You can view my publications on my ORCID profile (https://orcid.org/0000-0002-6077-3182), or on my blog (https://www.arsmusicae.org/wordpress). 

Blog Posts


    Measuring Polyphony: An Online Music Editor for Late Medieval Polyphony

    Karen Desmond, Project Director


    The development of a prototype of an online music editor to help scholars and students analyze medieval music manuscripts. The project would also convene a workshop for medieval studies scholars, musicologists, and technical specialists to evaluate the prototype.
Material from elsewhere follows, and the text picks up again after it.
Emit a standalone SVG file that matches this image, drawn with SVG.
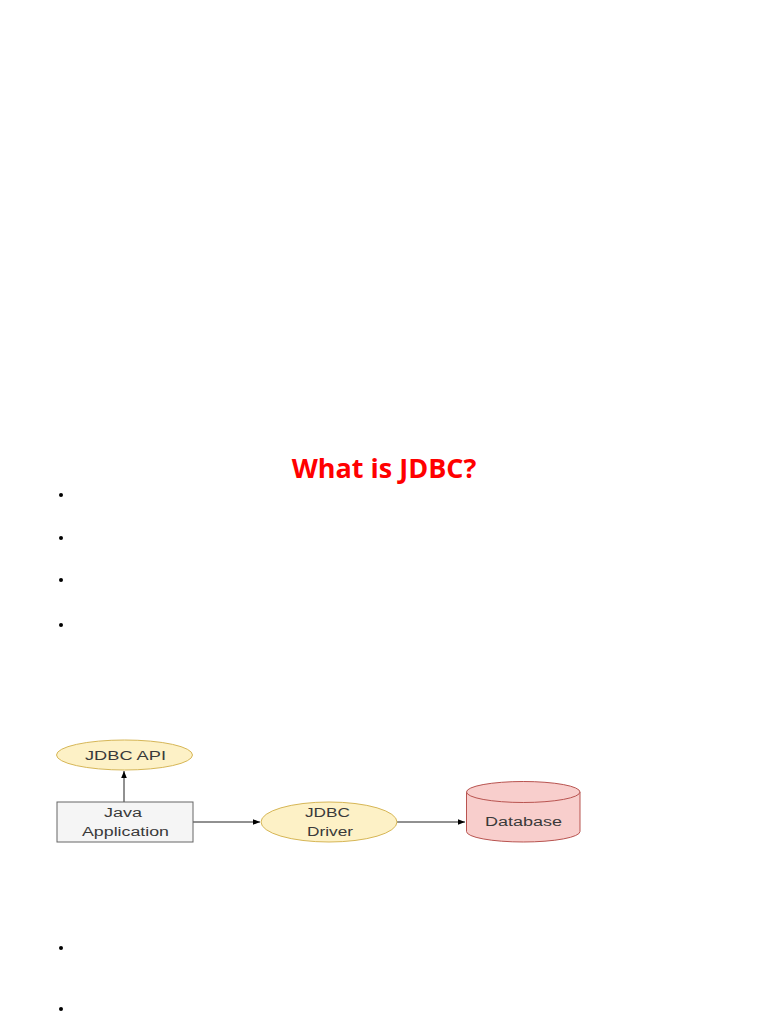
<svg xmlns="http://www.w3.org/2000/svg" width="768" height="1024" viewBox="0 0 768 1024">
<style>
.lbl{font-family:"Liberation Sans",Arial,sans-serif;font-size:12px;fill:#3a3a3a;text-anchor:middle}
.edge{stroke:#222;stroke-width:1;fill:none}
.bul{fill:#000}
</style>
<defs>
<marker id="ah" viewBox="0 0 10 10" refX="10" refY="5" markerWidth="7" markerHeight="7" orient="auto" markerUnits="userSpaceOnUse">
<path d="M0,1 L10,5 L0,9 Z" fill="#000"/>
</marker>
</defs>
<rect width="768" height="1024" fill="#fff"/>
<text x="384" y="478" text-anchor="middle" font-family="'Open Sans','Liberation Sans',sans-serif" font-weight="bold" font-size="27" fill="#ff0000">What is JDBC?</text>
<g id="bullets">
<circle class="bul" cx="61" cy="495" r="2"/>
<circle class="bul" cx="61" cy="538" r="2"/>
<circle class="bul" cx="61" cy="580" r="2"/>
<circle class="bul" cx="61" cy="625" r="2"/>
<circle class="bul" cx="61" cy="948" r="2"/>
<circle class="bul" cx="61" cy="1009" r="2"/>
</g>
<g id="connectors">
<line class="edge" x1="124" y1="802" x2="124" y2="771" marker-end="url(#ah)"/>
<line class="edge" x1="193" y1="822" x2="260" y2="822" marker-end="url(#ah)"/>
<line class="edge" x1="397" y1="822" x2="465" y2="822" marker-end="url(#ah)"/>
</g>
<g id="jdbc-api">
<ellipse cx="124.5" cy="755" rx="68" ry="15" fill="#fdf1c6" stroke="#d6b656"/>
<text class="lbl" x="125.5" y="759.5" textLength="81" lengthAdjust="spacingAndGlyphs">JDBC API</text>
</g>
<g id="java-app">
<rect x="57" y="802" width="136" height="40" fill="#f5f5f5" stroke="#666"/>
<text class="lbl" x="123" y="817" textLength="38" lengthAdjust="spacingAndGlyphs">Java</text>
<text class="lbl" x="125.5" y="835.5" textLength="87" lengthAdjust="spacingAndGlyphs">Application</text>
</g>
<g id="jdbc-driver">
<ellipse cx="329" cy="822" rx="68" ry="20" fill="#fdf1c6" stroke="#d6b656"/>
<text class="lbl" x="327.5" y="817" textLength="45" lengthAdjust="spacingAndGlyphs">JDBC</text>
<text class="lbl" x="330" y="835.5" textLength="46" lengthAdjust="spacingAndGlyphs">Driver</text>
</g>
<g id="database">
<path d="M466.5,792 L466.5,831.5 A56.75,10.5 0 0 0 580,831.5 L580,792" fill="#f8cecc" stroke="#b85450"/>
<ellipse cx="523.25" cy="792" rx="56.75" ry="10.5" fill="#f8cecc" stroke="#b85450"/>
<text class="lbl" x="523.5" y="826" textLength="77" lengthAdjust="spacingAndGlyphs">Database</text>
</g>
</svg>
    The development of an online music editor will allow a variety of modern readers (students and experts, musicologists, music theorists, those interested in the history of music notation, counterpoint, medieval palaeography and/or manuscript studies) to access and contribute transcriptions of music directly linked to digital images of the medieval manuscripts, and to learn about the original notation. A two-day workshop will bring together the leading experts in music encoding and medieval musicology to evaluate the prototype editor and to devise plans for its further development and rollout. This tool will offer new possibilities for the analysis and interpretation of late medieval music. In a broader humanities context, the project investigates how modeling the meanings of notational signs can lead to new understandings of the interaction between the sign and the signified, and of the relationship between notational style and changes in musical style across time and place.